● **The task**
Write out again, exactly as they appear, the lines from the line with "Generate a Python" through the line with "plt.rcParams['font.family'] = ['Noto". Do not include any pictures.

* Start Input rows *

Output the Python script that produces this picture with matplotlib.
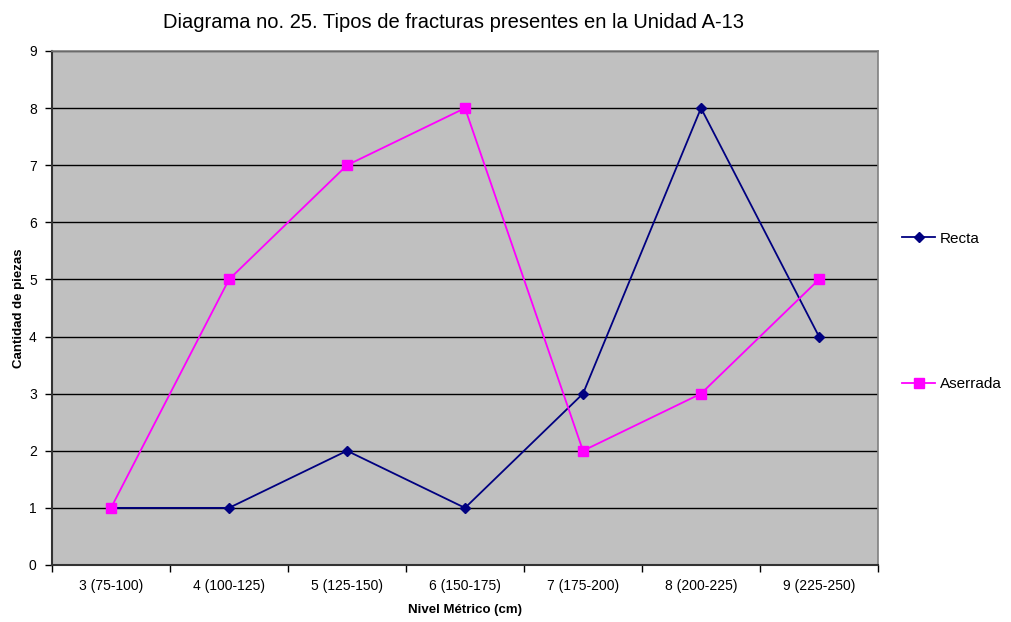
import matplotlib
matplotlib.use("Agg")
import matplotlib.pyplot as plt

plt.rcParams['font.family'] = ['Liberation Sans', 'DejaVu Sans']

categories = ["3 (75-100)", "4 (100-125)", "5 (125-150)", "6 (150-175)",
              "7 (175-200)", "8 (200-225)", "9 (225-250)"]
recta = [1, 1, 2, 1, 3, 8, 4]
aserrada = [1, 5, 7, 8, 2, 3, 5]
yticks = list(range(0, 10))

fig = plt.figure(figsize=(10.12, 6.22), dpi=100)
ax = fig.add_axes([52/1012, 1-565/622, (878-52)/1012, (565-51)/622])
ax.set_facecolor('#C0C0C0')

x = list(range(len(categories)))
ax.plot(x, recta, color='#000080', marker='D', markersize=5.5, lw=1.3, label='Recta', zorder=3)
ax.plot(x, aserrada, color='#FF00FF', marker='s', markersize=7, lw=1.3, label='Aserrada', zorder=4)

ax.set_xlim(-0.5, len(categories) - 0.5)
ax.set_ylim(0, 9)
ax.set_yticks(yticks)
ax.yaxis.grid(True, color='black', lw=1)
ax.set_axisbelow(True)

ax.set_xticks([i - 0.5 for i in range(len(categories) + 1)])
ax.set_xticklabels([])
ax.set_xticks(x, minor=True)
ax.set_xticklabels(categories, minor=True, fontsize=10)
ax.tick_params(axis='x', which='minor', length=0, pad=10)
ax.tick_params(axis='x', which='major', length=5, width=1, color='black')
ax.tick_params(axis='y', length=5, width=1, labelsize=10, pad=6)

for s in ['top', 'right']:
    ax.spines[s].set_color('#808080')
    ax.spines[s].set_linewidth(1.2)
for s in ['left', 'bottom']:
    ax.spines[s].set_color('#333333')
    ax.spines[s].set_linewidth(1.5)

ax.set_xlabel('Nivel Métrico (cm)', fontsize=9.5, fontweight='bold', labelpad=8)
ax.set_ylabel('Cantidad de piezas', fontsize=9.5, fontweight='bold')
ax.yaxis.set_label_coords(-0.0327, 0.5)
fig.suptitle('Diagrama no. 25. Tipos de fracturas presentes en la Unidad A-13',
             x=454/1012, y=1-23/622, va='center', fontsize=14.5)

leg = fig.legend(handles=ax.get_lines(), loc='upper left',
                 bbox_to_anchor=(888/1012, 1-218/622), frameon=False,
                 fontsize=11, labelspacing=8.6, handlelength=2.2, handletextpad=0.3)

fig.savefig('out.png', dpi=100)
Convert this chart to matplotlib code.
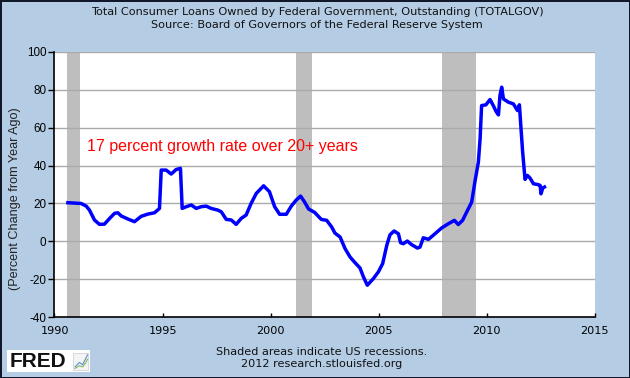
import numpy as np
import matplotlib
matplotlib.use("Agg")
import matplotlib.pyplot as plt

# values (decimal year, percent change)
years = [1990.62, 1991.23, 1991.47, 1991.62, 1991.85, 1992.08, 1992.31, 1992.55,
         1992.78, 1992.93, 1993.09, 1993.40, 1993.70, 1994.01, 1994.32, 1994.63,
         1994.86, 1994.94, 1995.17, 1995.40, 1995.63, 1995.83, 1995.91, 1996.10,
         1996.33, 1996.56, 1996.79, 1997.02, 1997.25, 1997.56, 1997.72, 1997.95,
         1998.18, 1998.41, 1998.64, 1998.87, 1999.10, 1999.34, 1999.68, 1999.95,
         2000.19, 2000.42, 2000.73, 2000.96, 2001.19, 2001.39, 2001.57, 2001.76,
         2002.04, 2002.35, 2002.60, 2002.83, 2002.98, 2003.22, 2003.45, 2003.68,
         2003.91, 2004.14, 2004.30, 2004.48, 2004.76, 2004.99, 2005.19, 2005.38,
         2005.53, 2005.72, 2005.92, 2006.02, 2006.15, 2006.33, 2006.53, 2006.80,
         2006.92, 2007.07, 2007.31, 2007.61, 2007.92, 2008.23, 2008.51, 2008.69,
         2008.89, 2009.08, 2009.31, 2009.47, 2009.62, 2009.70, 2009.77, 2009.97,
         2010.16, 2010.31, 2010.44, 2010.55, 2010.62, 2010.70, 2010.78, 2011.01,
         2011.24, 2011.43, 2011.52, 2011.60, 2011.67, 2011.78, 2011.89, 2012.01,
         2012.17, 2012.40, 2012.48, 2012.52, 2012.60, 2012.68]
pct = [20.4, 20.0, 18.6, 16.5, 11.3, 9.0, 9.1, 12.1,
       14.8, 15.1, 13.4, 11.8, 10.4, 13.2, 14.4, 15.1,
       17.4, 37.6, 37.6, 35.5, 37.9, 38.5, 17.4, 18.3,
       19.2, 17.4, 18.3, 18.6, 17.4, 16.5, 15.6, 11.6,
       11.3, 9.0, 12.1, 13.9, 20.0, 25.3, 29.3, 26.2,
       18.3, 14.3, 14.3, 18.6, 21.8, 23.9, 20.9, 17.1,
       15.3, 11.6, 11.1, 7.6, 4.4, 2.3, -3.8, -8.2,
       -11.2, -14.0, -18.7, -23.1, -19.6, -16.1, -11.7, -2.1,
       3.5, 5.5, 4.0, -0.7, -1.2, 0.2, -1.7, -3.5,
       -3.0, 1.9, 1.1, 4.0, 7.1, 9.3, 11.1, 8.9,
       11.1, 15.5, 20.7, 32.1, 41.8, 54.1, 71.6, 72.0,
       74.8, 71.6, 68.5, 66.7, 76.9, 81.3, 75.1, 73.4,
       72.5, 69.0, 72.0, 58.5, 47.1, 32.7, 34.8, 33.4,
       30.4, 29.9, 29.5, 25.1, 28.2, 28.7]
recessions = [(1990.58, 1991.17), (2001.17, 2001.92), (2007.92, 2009.50)]
xticks = [1990, 1995, 2000, 2005, 2010, 2015]
yticks = [-40, -20, 0, 20, 40, 60, 80, 100]

bg = '#B4CDE5'
fig = plt.figure(figsize=(6.3, 3.78), dpi=100, facecolor=bg)
fig.patch.set_edgecolor('#10182a')
fig.patch.set_linewidth(2)
ax = fig.add_axes([0.0865, 0.1606, 0.8573, 0.7026])
ax.set_facecolor('white')

for a, b in recessions:
    ax.axvspan(a, b, color='#BEBEBE', lw=0, zorder=1)
for t in yticks[1:]:
    ax.axhline(t, color='#AAAAAA', lw=1, zorder=1.5)

ax.plot(years, pct, color='#0000FF', lw=2.5, zorder=3)

ax.set_xlim(1990, 2015)
ax.set_ylim(-40, 100)
ax.set_xticks(xticks)
ax.set_yticks(yticks)
ax.set_xticklabels([str(x) for x in xticks], family='DejaVu Sans', fontsize=8.1)
ax.set_yticklabels([str(y) for y in yticks], family='Liberation Sans', fontsize=8.4)
ax.tick_params(axis='y', direction='out', length=4.3, width=1, pad=1.5, color='black')
ax.tick_params(axis='x', direction='in', length=3.2, width=1, pad=6.0, color='black')
for s in ['top', 'right']:
    ax.spines[s].set_visible(False)
for s in ['left', 'bottom']:
    ax.spines[s].set_color('black')
    ax.spines[s].set_linewidth(1.2)

ax.text(1991.49, 50, '17 percent growth rate over 20+ years', color='#FF0000',
        family='Liberation Sans', fontsize=11.5, va='center', ha='left', zorder=4)

fig.text(0.024, 0.474, '(Percent Change from Year Ago)', rotation=90, ha='center',
         va='center', family='Liberation Sans', fontsize=9.1, color='#222222')

fs = 8.1
fig.text(0.503, 0.969, 'Total Consumer Loans Owned by Federal Government, Outstanding (TOTALGOV)',
         ha='center', va='center', family='DejaVu Sans', fontsize=fs, color='#111111')
fig.text(0.503, 0.934, 'Source: Board of Governors of the Federal Reserve System',
         ha='center', va='center', family='DejaVu Sans', fontsize=fs, color='#111111')
fig.text(0.510, 0.0696, 'Shaded areas indicate US recessions.',
         ha='center', va='center', family='DejaVu Sans', fontsize=fs, color='#111111')
fig.text(0.510, 0.0362, '2012 research.stlouisfed.org',
         ha='center', va='center', family='DejaVu Sans', fontsize=fs, color='#111111')

# FRED logo: white box, word mark and small chart icon
logo = fig.add_axes([0.011, 0.015, 0.132, 0.058])
logo.set_facecolor('white')
logo.set_xlim(0, 1)
logo.set_ylim(0, 1)
logo.set_axis_off()
logo.add_patch(plt.Rectangle((0, 0), 1, 1, color='white', transform=logo.transAxes))
logo.text(0.03, 0.48, 'FRED', ha='left', va='center', family='Liberation Sans',
          fontsize=15, fontweight='bold', color='#111111')
logo.add_patch(plt.Rectangle((0.80, 0.12), 0.18, 0.76, facecolor='#F4F4F4',
                             edgecolor='#CCCCCC', lw=0.5))
logo.plot([0.82, 0.87, 0.91, 0.95, 0.97], [0.25, 0.45, 0.35, 0.65, 0.8],
          color='#5A8FCF', lw=0.8)
logo.plot([0.82, 0.87, 0.91, 0.95, 0.97], [0.18, 0.3, 0.25, 0.45, 0.6],
          color='#7FB85A', lw=0.8)

fig.savefig('out.png', dpi=100, facecolor=bg, edgecolor=fig.patch.get_edgecolor())
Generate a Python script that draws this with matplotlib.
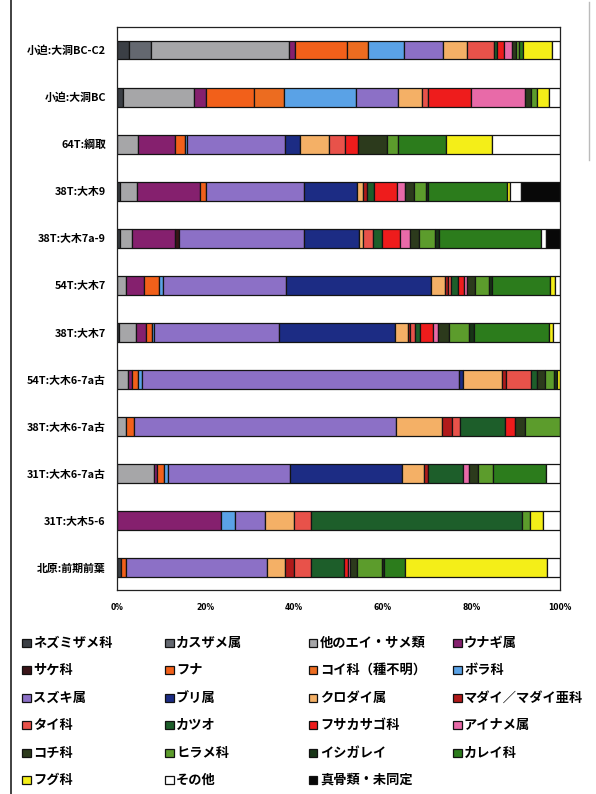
import numpy as np
import matplotlib
matplotlib.use("Agg")
import matplotlib.pyplot as plt
from matplotlib.patches import Rectangle
from matplotlib.lines import Line2D

plt.rcParams['font.family'] = ['Noto Sans CJK JP', 'DejaVu Sans']

# Fish taxa (stacking order, also legend order read row by row)
categories = [
    "ネズミザメ科", "カスザメ属", "他のエイ・サメ類", "ウナギ属",
    "サケ科", "フナ", "コイ科（種不明）", "ボラ科",
    "スズキ属", "ブリ属", "クロダイ属", "マダイ／マダイ亜科",
    "タイ科", "カツオ", "フサカサゴ科", "アイナメ属",
    "コチ科", "ヒラメ科", "イシガレイ", "カレイ科",
    "フグ科", "その他", "真骨類・未同定",
]

colors = [
    "#3b3f45", "#646870", "#a6a6a8", "#85206e",
    "#3a1418", "#f2601a", "#ec6c20", "#5aa2e6",
    "#8c70c6", "#1c2c84", "#f4b066", "#b01a1a",
    "#e8524a", "#1d5e2a", "#ee1c1c", "#e86aa8",
    "#2c3a1c", "#5c9c2c", "#173516", "#2c7c1c",
    "#f4ee18", "#ffffff", "#080808",
]

# Site / layer labels, top to bottom
sites = [
    "小迫:大洞BC-C2", "小迫:大洞BC", "64T:綱取", "38T:大木9",
    "38T:大木7a-9", "54T:大木7", "38T:大木7", "54T:大木6-7a古",
    "38T:大木6-7a古", "31T:大木6-7a古", "31T:大木5-6", "北原:前期前葉",
]

# Composition (%) of each assemblage, one list per site, in category order
oseko_bc_c2 = [2.6, 5.1, 31.2, 1.2, 0, 11.8, 4.7, 8.1, 9.0, 0, 5.2, 0,
               6.1, 0.8, 1.5, 1.9, 0.8, 0.7, 0, 1.0, 6.6, 1.7, 0]
oseko_bc = [1.3, 0, 16.0, 2.9, 0, 10.7, 6.9, 16.1, 9.5, 0, 5.5, 0,
            1.4, 0, 9.6, 12.1, 1.5, 1.3, 0, 0, 2.7, 2.5, 0]
t64_tsunatori = [0, 0, 4.7, 8.4, 0, 2.2, 0, 0.6, 22.0, 3.5, 6.4, 0,
                 3.7, 0, 2.9, 0, 6.6, 2.4, 0, 10.9, 10.3, 15.4, 0]
t38_daigi9 = [0.6, 0, 4.0, 14.1, 0, 1.3, 0, 0, 22.1, 12.1, 1.4, 0.9,
              0, 1.5, 5.3, 1.7, 2.0, 2.8, 0.4, 17.8, 0.8, 2.5, 8.7]
t38_daigi7a_9 = [0.6, 0, 2.8, 9.8, 0.8, 0, 0, 0, 28.3, 12.3, 0.9, 0,
                 2.2, 2.1, 4.1, 2.2, 2.1, 3.6, 0.8, 23.0, 0, 1.2, 3.2]
t54_daigi7 = [0, 0, 2.1, 4.0, 0, 3.4, 0, 0.9, 27.7, 32.7, 3.2, 0.7,
              0.8, 1.4, 1.4, 0.7, 1.9, 3.0, 0.7, 13.2, 1.1, 1.1, 0]
t38_daigi7 = [0.5, 0, 3.7, 2.3, 0, 1.3, 0, 0.5, 28.2, 26.2, 2.9, 0.5,
              1.1, 1.2, 3.0, 1.0, 2.6, 4.5, 1.0, 17.0, 1.0, 1.5, 0]
t54_daigi6_7a = [0, 0, 2.5, 0.8, 0, 1.5, 0, 0.8, 71.6, 0.8, 8.8, 1.1,
                 5.6, 1.3, 0, 0, 1.8, 2.0, 0.8, 0, 0.6, 0, 0]
t38_daigi6_7a = [0, 0, 2.0, 0, 0, 1.9, 0, 0, 59.1, 0, 10.4, 2.2,
                 1.8, 10.2, 2.3, 0, 2.2, 7.9, 0, 0, 0, 0, 0]
t31_daigi6_7a = [0, 0, 8.3, 0.8, 0, 1.6, 0, 0.9, 27.4, 25.3, 4.9, 1.1,
                 0, 7.8, 0, 1.4, 1.9, 3.5, 0, 12.0, 0, 3.1, 0]
t31_daigi5_6 = [0, 0, 0, 23.5, 0, 0, 0, 3.1, 6.7, 0, 6.6, 0,
                3.8, 47.8, 0, 0, 0, 1.8, 0, 0, 2.9, 3.8, 0]
kitahara_early = [0.9, 0, 0, 0, 0, 1.1, 0, 0, 31.8, 0, 4.2, 1.9,
                  3.8, 7.6, 0.8, 0.6, 1.5, 5.7, 0.3, 4.9, 32.0, 2.9, 0]

xticks = [0, 20, 40, 60, 80, 100]
xtick_labels = ["0%", "20%", "40%", "60%", "80%", "100%"]

rows = [oseko_bc_c2, oseko_bc, t64_tsunatori, t38_daigi9, t38_daigi7a_9,
        t54_daigi7, t38_daigi7, t54_daigi6_7a, t38_daigi6_7a,
        t31_daigi6_7a, t31_daigi5_6, kitahara_early]
matrix = np.array(rows, dtype=float)
matrix = matrix / matrix.sum(axis=1, keepdims=True) * 100.0

W, H = 596, 794
fig = plt.figure(figsize=(W / 100, H / 100), dpi=100)
fig.patch.set_facecolor("white")

# page frame lines on both sides of the chart
fig.add_artist(Line2D([11 / W, 11 / W], [0, 1], transform=fig.transFigure,
                      color="#333333", linewidth=1.3))
fig.add_artist(Line2D([589 / W, 589 / W], [1 - 160 / H, 1 - 2 / H],
                      transform=fig.transFigure, color="#bbbbbb",
                      linewidth=1.0))

ax = fig.add_axes([117 / W, 1 - 590 / H, 443 / W, 563 / H])
y = np.arange(len(sites))
left = np.zeros(len(sites))
for j, cat in enumerate(categories):
    vals = matrix[:, j]
    m = vals > 0
    if m.any():
        ax.barh(y[m], vals[m], left=left[m], height=0.40, color=colors[j],
                edgecolor="#141414", linewidth=0.9, label=cat)
    left += vals

ax.set_xlim(0, 100)
ax.set_ylim(len(sites) - 1 + 0.47, -0.49)
ax.set_xticks(xticks)
ax.set_xticklabels(xtick_labels, fontsize=5.5, fontweight="bold",
                   family=["DejaVu Sans"])
ax.set_yticks(y)
ax.set_yticklabels(sites, fontsize=7.8, fontweight="bold")
ax.tick_params(axis="x", length=0, pad=9)
ax.tick_params(axis="y", length=0, pad=8)
for s in ax.spines.values():
    s.set_linewidth(0.9)
    s.set_color("#222222")

# legend: 4 columns, filled row by row
col_x = [22, 165, 309, 453]
row_y = [643, 670, 698, 725, 753, 780]
sq = 8.5
for i, (cat, c) in enumerate(zip(categories, colors)):
    r, k = divmod(i, 4)
    x0, yc = col_x[k], row_y[r]
    fig.add_artist(Rectangle((x0 / W, 1 - (yc + sq / 2) / H), sq / W, sq / H,
                             transform=fig.transFigure, facecolor=c,
                             edgecolor="#111111", linewidth=0.9))
    fig.text((x0 + sq + 2.5) / W, 1 - yc / H, cat, fontsize=9.5,
             fontweight="bold", va="center", ha="left")

fig.savefig("out.png", dpi=100, facecolor="white")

* End Input rows *

● **Problem solution**
Generate a Python script that draws this with matplotlib.
import numpy as np
import matplotlib
matplotlib.use("Agg")
import matplotlib.pyplot as plt
from matplotlib.patches import Rectangle
from matplotlib.lines import Line2D

plt.rcParams['font.family'] = ['Noto Sans CJK JP', 'DejaVu Sans']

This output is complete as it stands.